Malaysiakini NEWS

Entangled in 1MDB theft, Goldman Sachs wants to get Malaysians' their money back


Goldman Sachs Group Inc, the bank that was responsible for arranging three bonds for 1MDB totalling US$6.5 billion, a substantial sum of which was subsequently misappropriated, said it was working on recovering the stolen funds for Malaysia.

Goldman Sachs president and chief operating officer John Waldron, in an interview with Bloomberg Television, said he hopes to put an end to the saga.

“We’re looking to put it behind us and get the Malaysian people the money that they deserve,” he was quoted as saying on the 1MDB matter.

In December last year, the Attorney-General's Chambers filed criminal charges against Goldman Sachs subsidiaries and their former employees Tim Leissner and Roger Ng Chong Hwa.

Last month, criminal charges were also brought against 17 former and current Goldman Sachs executives in relation to the 1MDB matter.

"The charges were brought against them for perpetrating a scheme to defraud the government of Malaysia and purchasers of three bonds with a face value of US$6.5 billion (RM27.38 billion) which were underwritten and arranged by Goldman Sachs, and issued by subsidiaries of 1MDB, by way of the commission and abetment of false or misleading statements to dishonestly misappropriated billions from the bond proceeds," Attorney-General Tommy Thomas had said.

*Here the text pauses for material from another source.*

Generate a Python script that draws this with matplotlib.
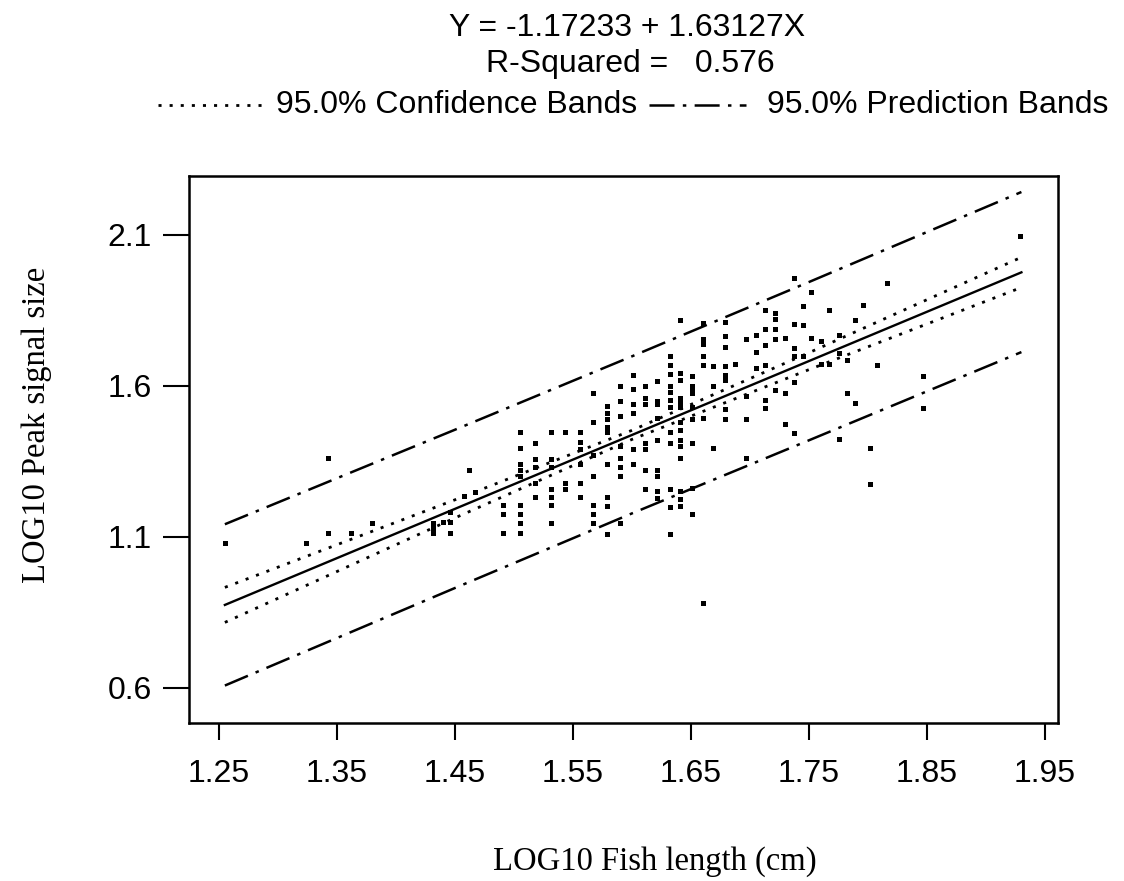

Goldman Sachs has also come up in former prime minister Najib Abdul Razak's ongoing 1MDB graft trial.

Tim Leissner (left) and Roger Ng Chong Hwa.

At the start of Najib's case last month, lead prosecutor Gopal Sri Ram, a former federal court judge, referenced Goldman Sachs five times in his opening statement.

Goldman Sachs made lucrative fees by arranging three bonds for 1MDB, proceeds of which were allegedly misappropriated to benefit several individuals, including Najib.

Goldman Sachs have lawyers present during the proceedings of Najib's case as it gears up for its own case brought against it by the Malaysian government.

In January, Goldman Sachs chief executive David Solomon apologised to Malaysia for Leissner's role in the 1MDB scandal but insisted the bank had conducted its due diligence.

“It’s very clear that the people of Malaysia were defrauded by many individuals, including the highest members of the prior government," Solomon had said.

Finance Minister Lim Guan Eng has said that the apology was insufficient and that the government wants compensation from Goldman Sachs.